7.2 The Formation and Growth of Black Holes 

It is a light thing for the shadow to go down ten degrees: nay, but let the shadow return backward ten degrees. 
2 Kings 20 

One of the most common questions about black holes is how they can exist if it takes infinitely long (from the perspective of an outside observer) for anything to reach the event horizon. The usual response is to explain that although the Schwarzschild coordinates are illbehaved at the event horizon, the intrinsic structure of spacetime itself is wellbehaved in that region, and an infalling object passes through the event horizon in finite proper time of the object. This is certainly an accurate description of the Schwarzschild structure (as discussed in Section 6.4), but it may not fully address the question, which can be summarized in terms of the following two seemingly contradictory facts: 

(1) An event horizon can grow only if the mass contained inside the horizon increases. 
(2) Nothing crosses the event horizon in finite Schwarzschild coordinate time. 
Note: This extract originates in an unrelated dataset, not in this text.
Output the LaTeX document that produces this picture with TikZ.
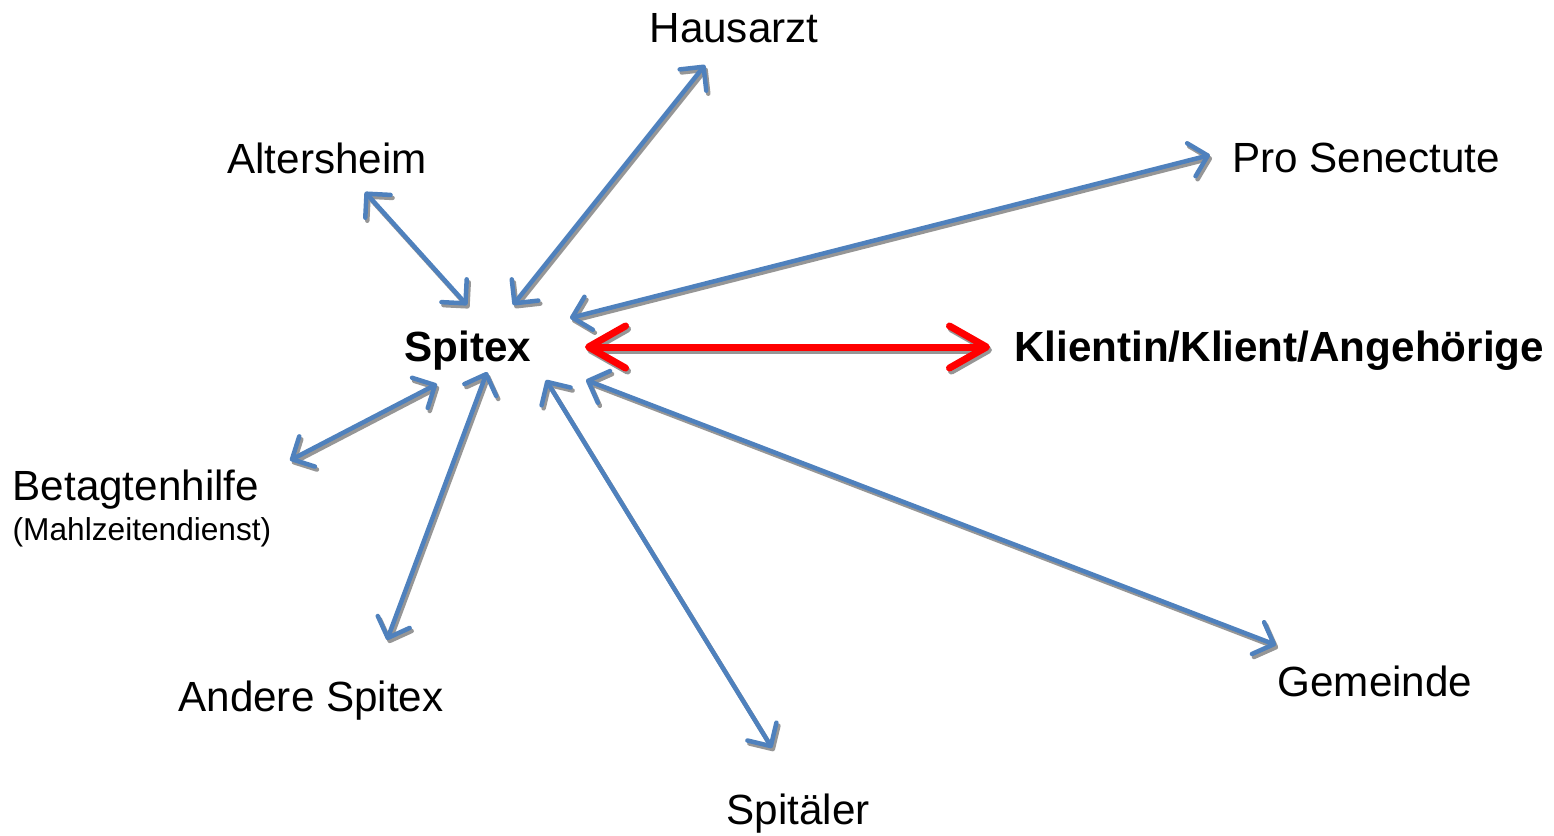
\documentclass[tikz,border=0pt]{standalone}
\usepackage{fontspec}
\setmainfont{Liberation Sans}
\usetikzlibrary{arrows.meta}

\definecolor{linkblue}{RGB}{79,129,189}
\definecolor{shade}{RGB}{150,150,150}

\begin{document}
\begin{tikzpicture}[x=0.01cm, y=-0.01cm,
  lab/.style = {font=\fontsize{12}{14}\selectfont, inner sep=0pt},
  mainlab/.style = {font=\bfseries\fontsize{12}{14}\selectfont, inner sep=0pt},
  link/.style = {draw=linkblue, line width=0.045cm, line cap=round, <->, >={Straight Barb[length=1.7mm, width=3.4mm, round]}},
  linkshade/.style = {link, draw=shade},
  main/.style = {draw=red, line width=0.07cm, line cap=round, <->, >={Straight Barb[length=3.7mm, width=4.2mm, round]}},
  mainshade/.style = {main, draw=shade}]

\useasboundingbox (0,0) rectangle (1554,835);

%% labels
\node[mainlab] (spitex) at (468,351) {Spitex};
\node[mainlab] (klient) at (1279,351) {Klientin/Klient/Angehörige};
\node[lab] (haus) at (734,28) {Hausarzt};
\node[lab] (alter) at (327,158) {Altersheim};
\node[lab] (pro) at (1366,158) {Pro Senectute};
\node[lab, align=left, anchor=north west, font=\fontsize{12}{11.4}\selectfont] (betagt) at (12,469)
  {Betagtenhilfe\\\fontsize{9}{11.4}\selectfont(Mahlzeitendienst)};
\node[lab] (andere) at (311,701) {Andere Spitex};
\node[lab] (spital) at (798,814) {Spitäler};
\node[lab] (gemeinde) at (1375,681) {Gemeinde};

%% links from Spitex
\foreach \tgt/\ex/\ey/\sx/\sy in {haus.center/-29/37/45/-46, alter.center/38/34/-1/-46,
    pro.center/-156/-3/102/-33, betagt.west/278/-48/-31/33, andere.center/76/-61/19/21,
    spital.center/-26/-66/78/29, gemeinde.center/-99/-36/118/29}{
  \draw[linkshade] ([shift={(\sx+2,\sy+3)}]spitex.center) -- ([shift={(\ex+2,\ey+3)}]\tgt);
  \draw[link] ([shift={(\sx,\sy)}]spitex.center) -- ([shift={(\ex,\ey)}]\tgt);
}

%% main link
\draw[mainshade] ([shift={(119,-1)}]spitex.center) -- ([shift={(-287,-1)}]klient.center);
\draw[main] ([shift={(117,-4)}]spitex.center) -- ([shift={(-289,-4)}]klient.center);

\end{tikzpicture}
\end{document}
Item (1) is a consequence of the fact that, as in Newtonian gravity, the field contributed by a (static) spherical shell on its interior is zero, so an event horizon can't be expanded by accumulating mass on its exterior. Nevertheless, if mass accumulates near the exterior of a black hole's event horizon the gravitational radius of the combined system must eventually increase far enough to encompass the accumulated mass, leading unavoidably to the conclusion that matter from the outside must reach the interior, and it must do so in a way that is perceptible in finite coordinate time for a distant observer, which seems to directly conflict with Item 2 (and certainly seems inconsistent with the "frozen star" interpretation). To resolve this apparent paradox requires a careful examination of the definition of a black hole, and of the behavior of the Schwarzschild time coordinate near an event horizon. This leads directly to several interesting results, such as the fact that if two black holes merge, then their event horizons are contiguous, and have been so since they were formed. 

We can consider first how the matter content of a black hole is increased when it combines with another black hole. In such a case we obviously aren't dealing with a simple "onebody problem", so the spherically symmetrical Schwarzschild solution is not applicable. Lacking an exact solution of the field equations for the twobody problem, we can at least get a qualitative idea of the process by examining the "trousers" topology shown below: 



As we progress through the sequence of external time slices the first event horizon appears at A, then another appears at B, then at C, and then A and B merge together. The "surfaces" of the trousers represent future null infinity (I^{+}) of the external region, consistent with the definition of black holes as regions of spacetime that are not in the causal past of future null infinity. (If the universe is closed, the "ceiling" from which these "stalactites" descend is at some finite height, and our future boundary is really just a single surface. In such a universe these protrusions of future infinity are not true "event horizons", making it difficult to give a precise definition of a black hole. In this discussion we assume an infinite open universe.) The "interior" regions enclosed by these surfaces are, in a sense, beyond the infinite future of our region of spacetime. If we regard a small test object as a point particle with zero radius then it's actually a black hole too, and the process of "falling in" to a "macro" black hole would simply be the trousers operation of merging the two I^{+} surfaces together, just like the merging of two macro black holes. 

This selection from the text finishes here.